**Direction**
Copy out exactly the lines spanning the line with "Recreate this image" to the line with "p.ygrid.ticker = FixedTicker(ticks=y_ticks)", inclusive, from the data underneath, with no pictures.

**Given data**
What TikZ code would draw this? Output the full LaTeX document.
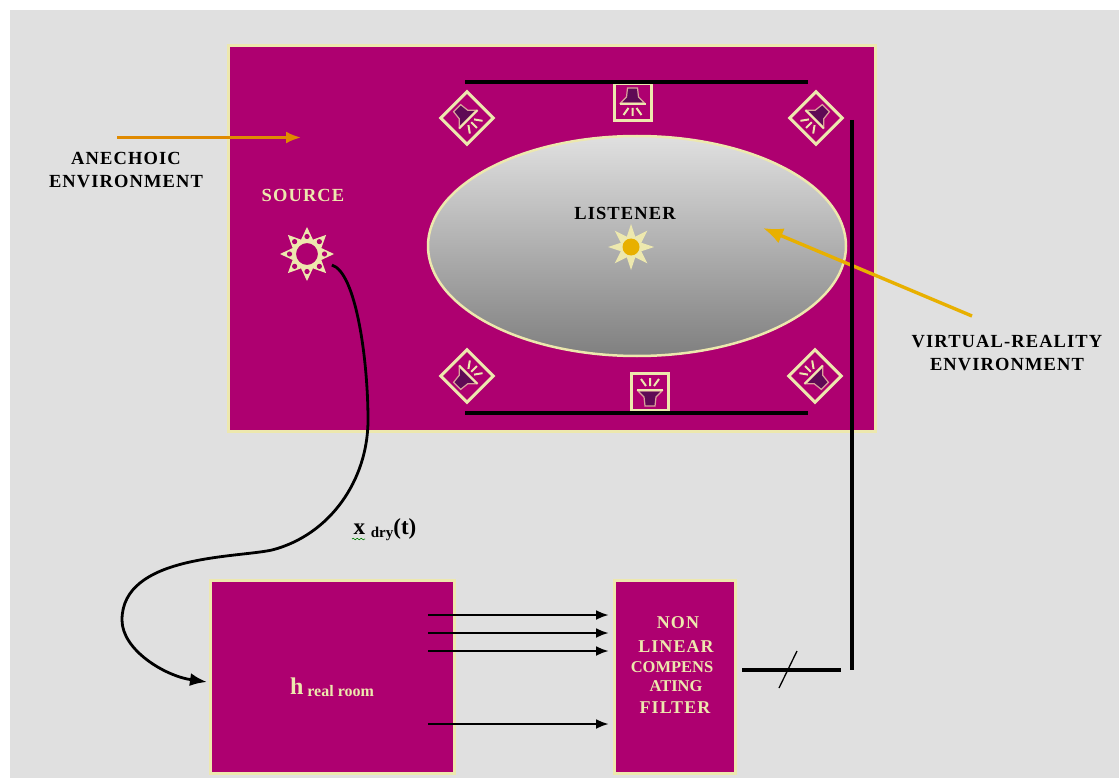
\documentclass[tikz,border=0pt]{standalone}
\usepackage{fontspec}
\usepackage{xcolor}
\setmainfont{Liberation Serif}
\newfontfamily\widefont[LetterSpace=6]{Liberation Serif}
\usetikzlibrary{positioning,arrows.meta,shapes.geometric,decorations.pathmorphing}
\definecolor{roomfill}{HTML}{AE0070}
\definecolor{cream}{HTML}{EDE8AE}
\definecolor{conedark}{HTML}{5E0A55}
\definecolor{panel}{HTML}{E0E0E0}
\definecolor{anechline}{HTML}{E08A00}
\definecolor{vrline}{HTML}{E8B000}
\tikzset{
  roombox/.style  ={rectangle, draw=cream, fill=roomfill, line width=3pt, inner sep=0pt, outer sep=0pt},
  bar/.style      ={draw=black, line width=3.6pt},
  flow/.style     ={-{Latex[length=13pt,width=10pt]}, draw=black, line width=2.8pt},
  darklabel/.style={align=center, text=black, font=\widefont\bfseries\fontsize{18.5}{23}\selectfont},
  lightlabel/.style={align=center, text=cream, font=\widefont\bfseries\fontsize{18.5}{23}\selectfont},
  filterline/.style={text=cream, inner sep=0pt, font=\widefont\bfseries\fontsize{18}{18}\selectfont},
  speaker/.pic={
    \draw[cream, line width=3pt] (-18.5,-18.5) rectangle (18.5,18.5);
    \fill[conedark, draw=cream!70!roomfill, line width=1.2pt] (-5,-14) -- (5,-14) -- (6,-5) -- (12,1) -- (-12,1) -- (-6,-5) -- cycle;
    \draw[cream, line width=2pt] (-13,2) -- (13,2);
    \draw[cream, line width=2pt] (0,6) -- (0,14) (-4,6) -- (-9,13) (4,6) -- (9,13);
  },
  hollowsun/.pic={
    \foreach \a in {0,45,...,315} {
      \fill[cream, rotate=\a] (27,0) -- (11,-7.5) -- (11,7.5) -- cycle;
      \fill[roomfill, rotate=\a] (17.5,0) circle (2.6);
    }
    \fill[roomfill] (0,0) circle (12);
    \draw[cream, line width=2pt] (0,0) circle (12);
  },
  brightsun/.pic={
    \foreach \a in {0,45,...,315} {
      \fill[cream, rotate=\a] (23,0) -- (5,-6) -- (5,6) -- cycle;
    }
    \fill[cream] (0,0) circle (11);
    \fill[vrline] (0,0) circle (8.5);
  },
}
\begin{document}
\begin{tikzpicture}[x=1pt,y=-1pt]
\useasboundingbox (0,0) rectangle (1119,778);
\fill[panel] (10,10) rectangle (1119,778);
% --- anechoic room ---
\node[roombox, minimum width=647pt, minimum height=385pt] (room) at (551.5,238.5) {};
\node[ellipse, draw=cream, line width=2.5pt, top color=panel, bottom color=black!50, minimum width=418pt, minimum height=220pt, inner sep=0pt] (vr) at (637,246) {};
% --- loudspeakers ---
\foreach \px/\py/\ang in {467/118/45, 632.5/102/0, 816/118/-45, 467/376/135, 650/392/180, 815/376/-135} {
  \pic[rotate=\ang] at (\px,\py) {speaker};
}
\coordinate (barTL) at (465,82);
\coordinate (barTR) at (808,82);
\coordinate (barBL) at (465,413);
\coordinate (barBR) at (808,413);
\draw[bar] (barTL) -- (barTR);
\draw[bar] (barBL) -- (barBR);
% --- source ---
\node[lightlabel] (srclabel) at (303,195) {SOURCE};
\node[circle, minimum size=54pt, inner sep=0pt] (source) at (307,254) {};
\pic at (source.center) {hollowsun};
% --- listener ---
\node[darklabel] (lstlabel) at (625,213) {LISTENER};
\node[circle, minimum size=46pt, inner sep=0pt] (listener) at (631,247) {};
\pic at (listener.center) {brightsun};
% --- outside labels ---
\node[darklabel] (anech) at (126,170) {ANECHOIC\\ENVIRONMENT};
\node[darklabel] (vrlabel) at (1007,353) {VIRTUAL-REALITY\\ENVIRONMENT};
\coordinate (anechA) at (117,137.5);
\coordinate (anechB) at (301,137.5);
\coordinate (vrA) at (972,316);
\coordinate (vrB) at (763,228);
\draw[-{Latex[length=15pt,width=12pt]}, draw=anechline, line width=2.6pt] (anechA) -- (anechB);
\draw[-{Latex[length=20pt,width=16pt]}, draw=vrline, line width=3.4pt] (vrA) -- (vrB);
% --- bottom blocks ---
\node[roombox, minimum width=244pt, minimum height=193pt] (hroom) at (332,676.5) {};
\node[roombox, minimum width=121pt, minimum height=193pt] (filter) at (674.5,676.5) {};
\node[text=cream, font=\bfseries\fontsize{24}{25}\selectfont] (hlabel) at (332,687) {h\,\raisebox{-2pt}{\fontsize{16}{16}\selectfont real room}};
\node[filterline] (flt1) at (678,623) {NON};
\node[filterline] (flt2) at (676,647) {LINEAR};
\node[filterline, font=\bfseries\fontsize{16.5}{18}\selectfont] (flt3) at (672,667) {COMPENS};
\node[filterline, font=\bfseries\fontsize{16.5}{18}\selectfont] (flt4) at (676,686) {ATING};
\node[filterline] (flt5) at (675,708) {FILTER};
\node[text=black, font=\bfseries\fontsize{16}{18}\selectfont, inner sep=0pt] (xdry) at (385,530) {\fontsize{23}{23}\selectfont x \fontsize{15}{15}\selectfont\raisebox{-3pt}{dry}\fontsize{23}{23}\selectfont(t)};
\coordinate (wigA) at (352,539);
\coordinate (wigB) at (365,539);
\draw[green!50!black, line width=.6pt, decorate, decoration={snake, amplitude=.8pt, segment length=4pt}] (wigA) -- (wigB);
% --- arrows ---
\foreach \y [count=\i] in {615,633,651,724} {
  \coordinate (out\i) at (428,\y);
  \draw[flow, shorten >=5pt] (out\i) -- (out\i -| filter.west);
}
\coordinate (hin) at (207,682);
\draw[flow, -{Latex[length=17pt,width=13pt]}] (source.-24) .. controls (356,272) and (368,360) .. (368,420)
  .. controls (368,480) and (330,535) .. (272,550)
  .. controls (235,558) and (122,555) .. (122,620)
  .. controls (122,650) and (165,676) .. (hin);
\coordinate (busA) at (742,670);
\coordinate (busB) at (841,670);
\coordinate (feedA) at (852,120);
\coordinate (feedB) at (852,670);
\coordinate (slashA) at (779,688);
\coordinate (slashB) at (797,651);
\draw[bar, line width=4pt] (busA) -- (busB);
\draw[bar, line width=4pt] (feedA) -- (feedB);
\draw[line width=1.3pt] (slashA) -- (slashB);
\end{tikzpicture}
\end{document}
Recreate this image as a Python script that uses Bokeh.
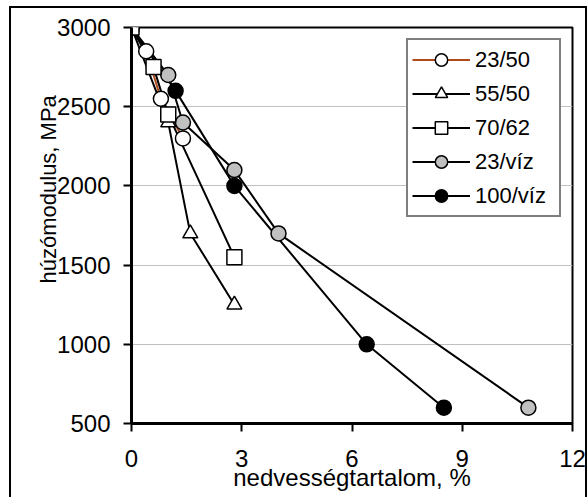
from bokeh.plotting import figure
from bokeh.models import Legend, LegendItem, FixedTicker, Range1d, Title
from bokeh.embed import file_html
from bokeh.resources import INLINE

# ---- data ----
x_23_50 = [0, 0.4, 0.8, 1.4]
y_23_50 = [3000, 2850, 2550, 2300]

x_55_50 = [0, 1.0, 1.6, 2.8]
y_55_50 = [3000, 2400, 1700, 1250]

x_70_62 = [0, 0.6, 1.0, 2.8]
y_70_62 = [3000, 2750, 2450, 1550]

x_23_viz = [0, 1.0, 1.4, 2.8, 4.0, 10.8]
y_23_viz = [3000, 2700, 2400, 2100, 1700, 600]

x_100_viz = [0, 1.2, 2.8, 6.4, 8.5]
y_100_viz = [3000, 2600, 2000, 1000, 600]

x_ticks = [0, 3, 6, 9, 12]
y_ticks = [500, 1000, 1500, 2000, 2500, 3000]

x_title = "nedvességtartalom, %"
y_title = "húzómodulus, MPa"

FONT = "Liberation Sans"
AFS = "24px"
YTFS = "22px"
LFS = "22px"

p = figure(width=588, height=497, output_backend="svg", toolbar_location=None,
           x_range=Range1d(0, 12), y_range=Range1d(500, 3000),
           min_border_left=131, min_border_top=27, min_border_right=16, min_border_bottom=74)
p.styles = {
    "background-color": "white",
    "background-image": "linear-gradient(#000,#000), linear-gradient(#000,#000), linear-gradient(#000,#000)",
    "background-position": "9px 6px, 9px 6px, 585px 6px",
    "background-size": "2px 100%, 578px 2px, 2px 100%",
    "background-repeat": "no-repeat",
}

p.background_fill_color = "white"
p.border_fill_color = None
p.outline_line_color = "black"
p.outline_line_width = 2

p.xgrid.visible = False
p.ygrid.grid_line_color = "#C0C0C0"
p.ygrid.grid_line_width = 1
p.ygrid.ticker = FixedTicker(ticks=y_ticks)

p.xaxis.ticker = FixedTicker(ticks=x_ticks)
p.yaxis.ticker = FixedTicker(ticks=y_ticks)
for ax in (p.xaxis[0], p.yaxis[0]):
    ax.axis_line_width = 3
    ax.axis_line_color = "black"
    ax.major_tick_in = 0
    ax.major_tick_out = 8
    ax.major_tick_line_width = 2
    ax.major_tick_line_color = "black"
    ax.minor_tick_line_color = None
    ax.major_label_text_font = FONT
    ax.major_label_text_font_size = AFS
    ax.major_label_text_color = "black"
    ax.axis_label_text_font = FONT
    ax.axis_label_text_font_size = AFS
    ax.axis_label_text_font_style = "normal"
    ax.axis_label_text_color = "black"

p.xaxis.axis_label = x_title
p.yaxis.major_label_standoff = 13
p.xaxis.major_label_standoff = 18
p.xaxis.axis_label_standoff = -6

# y-axis title, placed higher along the axis as in the original
p.add_layout(Title(text=y_title, align="left", offset=140, standoff=-12,
                   text_font=FONT, text_font_size=YTFS, text_font_style="normal",
                   text_color="black"), "left")

BROWN = "#B04A1C"
GRAY = "#C0C0C0"
MS = 15

# lines
l1 = p.line(x_23_50, y_23_50, line_color=BROWN, line_width=2)
l2 = p.line(x_55_50, y_55_50, line_color="black", line_width=2)
l3 = p.line(x_70_62, y_70_62, line_color="black", line_width=2)
l4 = p.line(x_23_viz, y_23_viz, line_color="black", line_width=2)
l5 = p.line(x_100_viz, y_100_viz, line_color="black", line_width=2)

# markers
m4 = p.scatter(x_23_viz, y_23_viz, marker="circle", size=MS, fill_color=GRAY,
               line_color="black", line_width=1.5)
m5 = p.scatter(x_100_viz, y_100_viz, marker="circle", size=MS, fill_color="black",
               line_color="black", line_width=1.5)
m1 = p.scatter(x_23_50, y_23_50, marker="circle", size=MS, fill_color="white",
               line_color="black", line_width=1.5)
m2 = p.scatter(x_55_50, y_55_50, marker="triangle", size=MS, fill_color="white",
               line_color="black", line_width=1.5)
m3 = p.scatter(x_70_62, y_70_62, marker="square", size=MS, fill_color="white",
               line_color="black", line_width=1.5)

legend = Legend(items=[
    LegendItem(label="23/50", renderers=[l1, m1]),
    LegendItem(label="55/50", renderers=[l2, m2]),
    LegendItem(label="70/62", renderers=[l3, m3]),
    LegendItem(label="23/víz", renderers=[l4, m4]),
    LegendItem(label="100/víz", renderers=[l5, m5]),
], location="top_right")
legend.margin = 11
legend.padding = 4
legend.spacing = 3
legend.glyph_width = 58
legend.glyph_height = 31
legend.label_height = 31
legend.label_width = 80
legend.label_standoff = 5
legend.label_text_font = FONT
legend.label_text_font_size = LFS
legend.label_text_color = "black"
legend.border_line_color = "black"
legend.border_line_width = 2
legend.background_fill_color = "white"
legend.background_fill_alpha = 1
p.add_layout(legend, "center")

open("out.html", "w").write(file_html(p, INLINE))
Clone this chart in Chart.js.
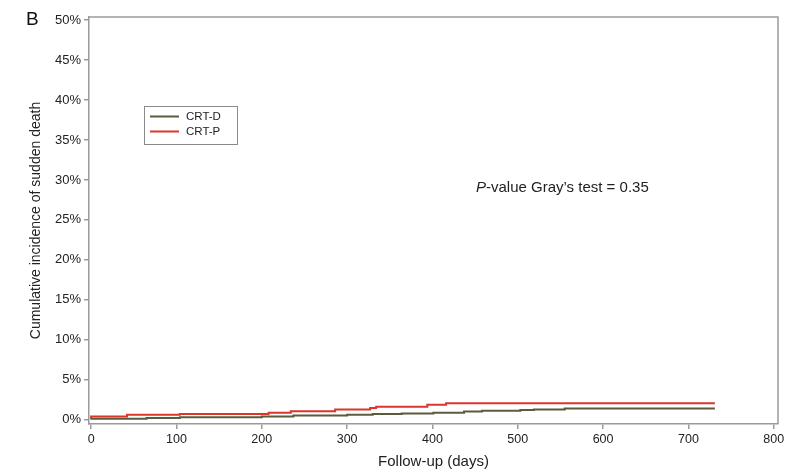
<!DOCTYPE html>
<html>
<head>
<meta charset="utf-8">
<script src="https://cdn.jsdelivr.net/npm/chart.js@4.4.0/dist/chart.umd.min.js"></script>
<style>
    html, body { margin: 0; padding: 0; background: #ffffff; }
    #wrap { position: relative; width: 792px; height: 471px; }
</style>
</head>
<body>
<div id="wrap"><canvas id="cifChart" width="792" height="471"></canvas></div>
<script>
// Step curves (days, cumulative incidence in %)
const crtDDays   = [0, 65, 104, 200, 237, 300, 330, 364, 401, 437, 458, 503, 519, 555, 593, 731];
const crtDValues = [0, 0.1, 0.2, 0.3, 0.4, 0.5, 0.6, 0.7, 0.75, 0.85, 1.0, 1.1, 1.2, 1.25, 1.4, 1.4];
const crtPDays   = [0, 42, 104, 208, 234, 286, 327, 334, 394, 416, 611, 731];
const crtPValues = [0.2, 0.4, 0.6, 0.7, 0.85, 1.05, 1.25, 1.45, 1.6, 1.85, 2.05, 2.05];

const xTicks = [0, 100, 200, 300, 400, 500, 600, 700, 800];
const yTicks = [0, 5, 10, 15, 20, 25, 30, 35, 40, 45, 50];

const seriesLabels = ['CRT-D', 'CRT-P'];
const seriesColors = ['#5b5b3f', '#dc352b'];

const FONT = '"Liberation Sans", Arial, sans-serif';
const AXIS_GREY = '#9a9a9a';

function toPoints(days, values) {
    return days.map((d, i) => ({ x: d, y: values[i] }));
}

// Frame, legend box, panel letter and test annotation
const decorPlugin = {
    id: 'decor',
    afterDraw(chart) {
        const ctx = chart.ctx;
        const area = chart.chartArea;
        ctx.save();

        // top and right frame lines
        ctx.strokeStyle = AXIS_GREY;
        ctx.lineWidth = 1.5;
        ctx.beginPath();
        ctx.moveTo(area.left, area.top);
        ctx.lineTo(area.right, area.top);
        ctx.lineTo(area.right, area.bottom);
        ctx.stroke();

        // legend box inside plot
        const bx = 144, by = 106, bw = 93, bh = 38;
        ctx.fillStyle = '#ffffff';
        ctx.fillRect(bx, by, bw, bh);
        ctx.strokeStyle = '#8a8a8a';
        ctx.lineWidth = 1;
        ctx.strokeRect(bx + 0.5, by + 0.5, bw, bh);
        ctx.font = '11.5px ' + FONT;
        ctx.textBaseline = 'middle';
        chart.data.datasets.forEach((ds, i) => {
            const ly = by + 10.5 + i * 15;
            ctx.strokeStyle = ds.borderColor;
            ctx.lineWidth = 2;
            ctx.beginPath();
            ctx.moveTo(bx + 6, ly);
            ctx.lineTo(bx + 35, ly);
            ctx.stroke();
            ctx.fillStyle = '#222222';
            ctx.fillText(ds.label, bx + 42, ly);
        });

        // panel letter
        ctx.fillStyle = '#111111';
        ctx.font = '19px ' + FONT;
        ctx.textBaseline = 'middle';
        ctx.fillText('B', 26, 20);

        // Gray's test annotation
        ctx.font = 'italic 15px ' + FONT;
        ctx.fillStyle = '#222222';
        const tx = 476, ty = 188;
        ctx.fillText('P', tx, ty);
        const pw = ctx.measureText('P').width;
        ctx.font = '15px ' + FONT;
        ctx.fillText('-value Gray\u2019s test = 0.35', tx + pw, ty);

        ctx.restore();
    }
};

const ctx = document.getElementById('cifChart').getContext('2d');
const cifChart = new Chart(ctx, {
    type: 'line',
    data: {
        datasets: [{
            label: seriesLabels[0],
            data: toPoints(crtDDays, crtDValues),
            borderColor: seriesColors[0],
            borderWidth: 2,
            pointRadius: 0,
            stepped: 'after',
            fill: false
        }, {
            label: seriesLabels[1],
            data: toPoints(crtPDays, crtPValues),
            borderColor: seriesColors[1],
            borderWidth: 2,
            pointRadius: 0,
            stepped: 'after',
            fill: false
        }]
    },
    options: {
        responsive: false,
        animation: false,
        layout: {
            padding: { top: 17, right: 14, left: 28, bottom: 0 }
        },
        plugins: {
            legend: { display: false },
            tooltip: { enabled: false }
        },
        scales: {
            x: {
                type: 'linear',
                min: -2.5,
                max: 805,
                afterBuildTicks: function(scale) {
                    scale.ticks = xTicks.map(v => ({ value: v }));
                },
                afterFit: function(scale) { scale.height = 47; },
                ticks: {
                    color: '#222222',
                    font: { family: FONT, size: 12.5 },
                    padding: 3,
                    maxRotation: 0
                },
                grid: {
                    display: true,
                    drawOnChartArea: false,
                    drawTicks: true,
                    tickLength: 5,
                    color: AXIS_GREY,
                    lineWidth: 1.5
                },
                border: { display: true, color: AXIS_GREY, width: 1.5 },
                title: {
                    display: true,
                    text: 'Follow-up (days)',
                    color: '#222222',
                    font: { family: FONT, size: 15 },
                    padding: { top: 2, bottom: 0 }
                }
            },
            y: {
                type: 'linear',
                min: -0.55,
                max: 50.4,
                afterBuildTicks: function(scale) {
                    scale.ticks = yTicks.map(v => ({ value: v }));
                },
                afterFit: function(scale) { scale.width = 61; },
                ticks: {
                    color: '#222222',
                    font: { family: FONT, size: 13 },
                    padding: 3,
                    callback: function(value) { return value + '%'; }
                },
                grid: {
                    display: true,
                    drawOnChartArea: false,
                    drawTicks: true,
                    tickLength: 5,
                    color: AXIS_GREY,
                    lineWidth: 1.5
                },
                border: { display: true, color: AXIS_GREY, width: 1.5 },
                title: {
                    display: true,
                    text: 'Cumulative incidence of sudden death',
                    color: '#222222',
                    font: { family: FONT, size: 14 },
                    padding: { top: 0, bottom: 4 }
                }
            }
        }
    },
    plugins: [decorPlugin]
});
</script>
</body>
</html>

**Reply**
Recreate this image as a Python script that uses Bokeh.
from bokeh.plotting import figure
from bokeh.models import Legend, LegendItem, FixedTicker, Range1d, Title
from bokeh.embed import file_html
from bokeh.resources import INLINE

# ---- data ----
x_23_50 = [0, 0.4, 0.8, 1.4]
y_23_50 = [3000, 2850, 2550, 2300]

x_55_50 = [0, 1.0, 1.6, 2.8]
y_55_50 = [3000, 2400, 1700, 1250]

x_70_62 = [0, 0.6, 1.0, 2.8]
y_70_62 = [3000, 2750, 2450, 1550]

x_23_viz = [0, 1.0, 1.4, 2.8, 4.0, 10.8]
y_23_viz = [3000, 2700, 2400, 2100, 1700, 600]

x_100_viz = [0, 1.2, 2.8, 6.4, 8.5]
y_100_viz = [3000, 2600, 2000, 1000, 600]

x_ticks = [0, 3, 6, 9, 12]
y_ticks = [500, 1000, 1500, 2000, 2500, 3000]

x_title = "nedvességtartalom, %"
y_title = "húzómodulus, MPa"

FONT = "Liberation Sans"
AFS = "24px"
YTFS = "22px"
LFS = "22px"

p = figure(width=588, height=497, output_backend="svg", toolbar_location=None,
           x_range=Range1d(0, 12), y_range=Range1d(500, 3000),
           min_border_left=131, min_border_top=27, min_border_right=16, min_border_bottom=74)
p.styles = {
    "background-color": "white",
    "background-image": "linear-gradient(#000,#000), linear-gradient(#000,#000), linear-gradient(#000,#000)",
    "background-position": "9px 6px, 9px 6px, 585px 6px",
    "background-size": "2px 100%, 578px 2px, 2px 100%",
    "background-repeat": "no-repeat",
}

p.background_fill_color = "white"
p.border_fill_color = None
p.outline_line_color = "black"
p.outline_line_width = 2

p.xgrid.visible = False
p.ygrid.grid_line_color = "#C0C0C0"
p.ygrid.grid_line_width = 1
p.ygrid.ticker = FixedTicker(ticks=y_ticks)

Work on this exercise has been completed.